Лазарет - страница 39
Я лечу, я вижу: отныне и навсегда мы будем жить внутри войны. Мы всегда будем воевать. Эта битва, мы мним её последней, она растянется на века, на тысячелетия. На вечность.
Санитары тащат носилки. Мы их перевернём! Кто это мы? Мы не знаем, кто мы. Нам бы это узнать. Не санитары носилки волокут. Их тащит вихрь. Ветер. А люди просто держатся за края белизны. Когда перевернутся носилки вихря, когда встанут друг против друга и оскалятся, как звери, санитары, начнётся новая война.
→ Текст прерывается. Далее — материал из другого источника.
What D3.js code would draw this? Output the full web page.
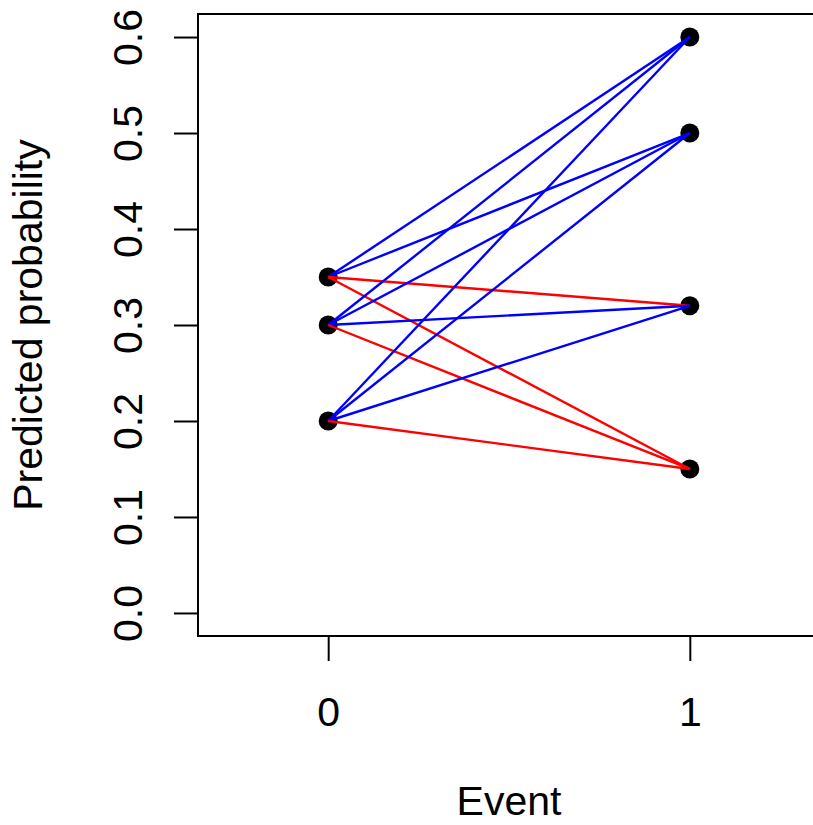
<!DOCTYPE html>
<html><head><meta charset="utf-8">
<script src="https://cdn.jsdelivr.net/npm/d3@7"></script>
<style>body{margin:0;background:#fff}svg{display:block}text{font-family:"Liberation Sans",Arial,sans-serif;fill:#000}</style>
</head><body>
<script>
const nonEventVals = [0.35, 0.3, 0.2];
const eventVals = [0.6, 0.5, 0.32, 0.15];
const yTicks = [0.0, 0.1, 0.2, 0.3, 0.4, 0.5, 0.6];
const xTicks = [0, 1];
const xLabel = "Event";
const yLabel = "Predicted probability";

(function(){
const W = 813, H = 825;
const pL = 198, pT = 14, pR = 820, pB = 636;
const fs = 41;

const svg = d3.select("body").append("svg").attr("width", W).attr("height", H);
const x = d3.scaleLinear().domain([-0.36, 1.36]).range([pL, pR]);
const y = d3.scaleLinear().domain([-0.024, 0.624]).range([pB, pT]);

// box
svg.append("rect").attr("x", pL).attr("y", pT).attr("width", pR-pL).attr("height", pB-pT)
  .attr("fill","none").attr("stroke","#000").attr("stroke-width",2);

// y axis
const ya = svg.append("g").attr("transform", `translate(${pL},0)`)
  .call(d3.axisLeft(y).tickValues(yTicks).tickSize(24).tickFormat(d3.format(".1f")));
ya.select(".domain").attr("d", `M0,${y(0)}V${y(0.6)}`).attr("stroke-width",2);
ya.selectAll(".tick line").attr("stroke-width",2);
ya.selectAll(".tick text").attr("font-size", fs).attr("font-family","Liberation Sans, Arial, sans-serif")
  .attr("x", null).attr("dy", null)
  .attr("text-anchor","middle")
  .attr("transform", "translate(-56,0) rotate(-90)");

// x axis
const xa = svg.append("g").attr("transform", `translate(0,${pB})`)
  .call(d3.axisBottom(x).tickValues(xTicks).tickSize(25).tickFormat(d3.format("d")));
xa.select(".domain").attr("d", `M${x(0)},0H${x(1)}`).attr("stroke-width",2);
xa.selectAll(".tick line").attr("stroke-width",2);
xa.selectAll(".tick text").attr("font-size", fs).attr("font-family","Liberation Sans, Arial, sans-serif")
  .attr("dy", null).attr("y", 90);

// axis titles
svg.append("text").attr("x", (pL+pR)/2).attr("y", 815).attr("text-anchor","middle")
  .attr("font-size", fs).text(xLabel);
svg.append("text").attr("transform", `translate(42,${(pT+pB)/2}) rotate(-90)`)
  .attr("text-anchor","middle").attr("font-size", fs).text(yLabel);

// points
const pts = nonEventVals.map(v => ({g:0, v})).concat(eventVals.map(v => ({g:1, v})));
svg.append("g").selectAll("circle").data(pts).join("circle")
  .attr("cx", d => x(d.g)).attr("cy", d => y(d.v)).attr("r", 9.5).attr("fill","#000");

// pair lines
const pairs = [];
nonEventVals.forEach(a => eventVals.forEach(b => pairs.push({a, b})));
svg.append("g").selectAll("line").data(pairs).join("line")
  .attr("x1", x(0)).attr("x2", x(1))
  .attr("y1", d => y(d.a)).attr("y2", d => y(d.b))
  .attr("stroke", d => d.b > d.a ? "#0000FF" : "#FF0000")
  .attr("stroke-width", 2.4);
})();
</script>
</body></html>
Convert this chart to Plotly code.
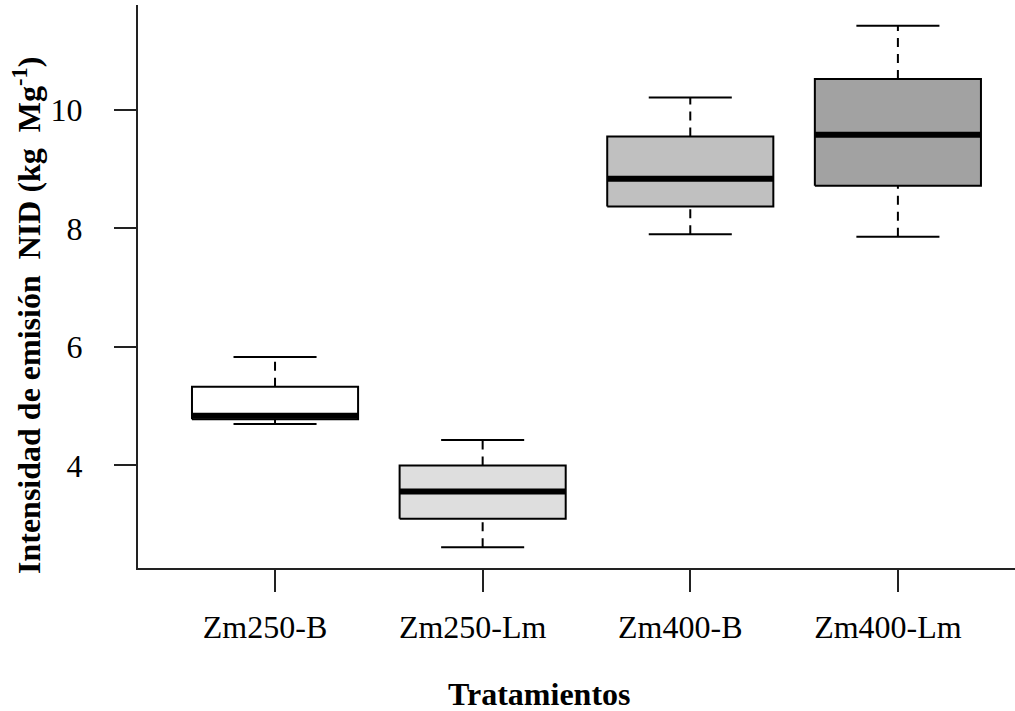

Тогда нельзя будет отличить людей Бога от слуг Князя тьмы. Все поменяются местами. Новая война налепит на людей новые ярлыки. Вот идет, грохочет новое орудие смерти: дом на колесах, величиной с гору, гремит всеми железными листами, шурупами и болтами, если он на тебя наползёт, раздавит тебя кровавой букашкой под бешено вертящимися колесами. Дом вздымается стальной волной, дом издает человеческий крик. Погибая под взрывами, дом хрипит, но убить его слишком трудно, ибо он имеет способность возрождаться. Железо, если оно мыслит, человеку подобно, и размножается, подобно человеку, оно уже бессмертно, и сжигай его не сжигай, оно воспрянет и восстанет против человека. Убьёт родителя своего. Да ведь так и дети поступают с отцами и матерями; отцеубийца проклят, матереубийца казнен на площади, да только вновь и вновь они, убийцы тех, кто их породил, приходят на землю. Все возвращается. Хорошо это или плохо? Мы мечтаем о бессмертии. А ведь оно хуже самой лютой казни. Я, врач, спасаю людей от смерти, и я всё время забываю, какое благо – умереть.
Лечу и вижу. Лечу и плачу.
Лечу, а может, еду, а может, сплю. Нет, это меня на подводе в новом городе везут в новую тюрьму. Холодно. Это Север. Меня привели в новую камеру, там угрюмо сидели и молчали новые люди, я сел на нары, опустил глаза и закатал штаны до колен. Мои ноги неимоверно распухли. Это плохо работало сердце. Не тянуло тяжелый воз изношенного тела.
Я был ещё молод, дитятко, а уже как старик.
Ночь прикрыла нас и наши одинокие слёзы толстым, беспросветным траурным платом. Я лежал и глядел в потолок. Думал о войне. Она шла далеко и бесконечно. Я закрыл глаза, хотел уснуть. Не получилось. Я видел перед собой большую войну, другую, не нашу, там люди сражались невиданным оружием; потом вдыхал ароматы мира, потом надвинулись видения ещё одной войны, потом ещё, и я перестал расставлять войны по старшинству, по ранжиру и росту, я просто понял, что им нет конца, и стал я безутешен. Нас желают захватить! Но мы не дадимся. Не поддадимся! И Давид побивал несчастных филистимлян ослиною челюстью! И героиня Иудифь отсекала голову вражескому царю Олоферну! Чем мы хуже? Но ведь и не лучше! Война всеобща. Теперь нам надо в ней жить. Мы не выберемся из неё. Если и возникнет замирение, оно на час, на полчаса. Передышка. А потом опять.
Да, опять, на другое утро, после ночи в холодной тюрьме в холодном, до крыш заваленном снегом и льдом городе, нас погнали на вокзал, втолкнули поезд, и шатались мы в нём, живые маятники, до другого города, и я, доченька, не помню ничего, что было в тот день. Ничего! Старая память. Нету памяти. Как красиво лежат твои беленькие коски у тебя на груди. Я не вижу глазами, но я вижу сердцем. Будто седые, но ведь ты не старушка, а девчонка. А будто старушка. Я священник, я и старуху могу назвать во храме: дочь моя.
Явился и третий поезд, и третья дорога. Мы понимали: едем по Сибири. В третьем арестантском вагоне маленькие зарешеченные окна, как дырки скворешен, торчали под самым потолком. Я вставал, мне на плечи взбирался, кто помоложе и похудощавее, а по нашим спинам на самый верх, как в цирке, залезал совсем мальчонка; осуждённые дети тоже ехали с нами. Вагон был набит людьми до отказа. Кормили нас селёдкой, и иных селёдкой рвало, и все страшно хотели пить. Я призывал всех терпеть и вслух молился. Кто повторял молитвы за мной. Кто глумился и пытался меня переорать бодрой песней: наш паровоз, вперёд лети, в коммуне остановка! Иного нет у нас пути, в руках у нас винтовка!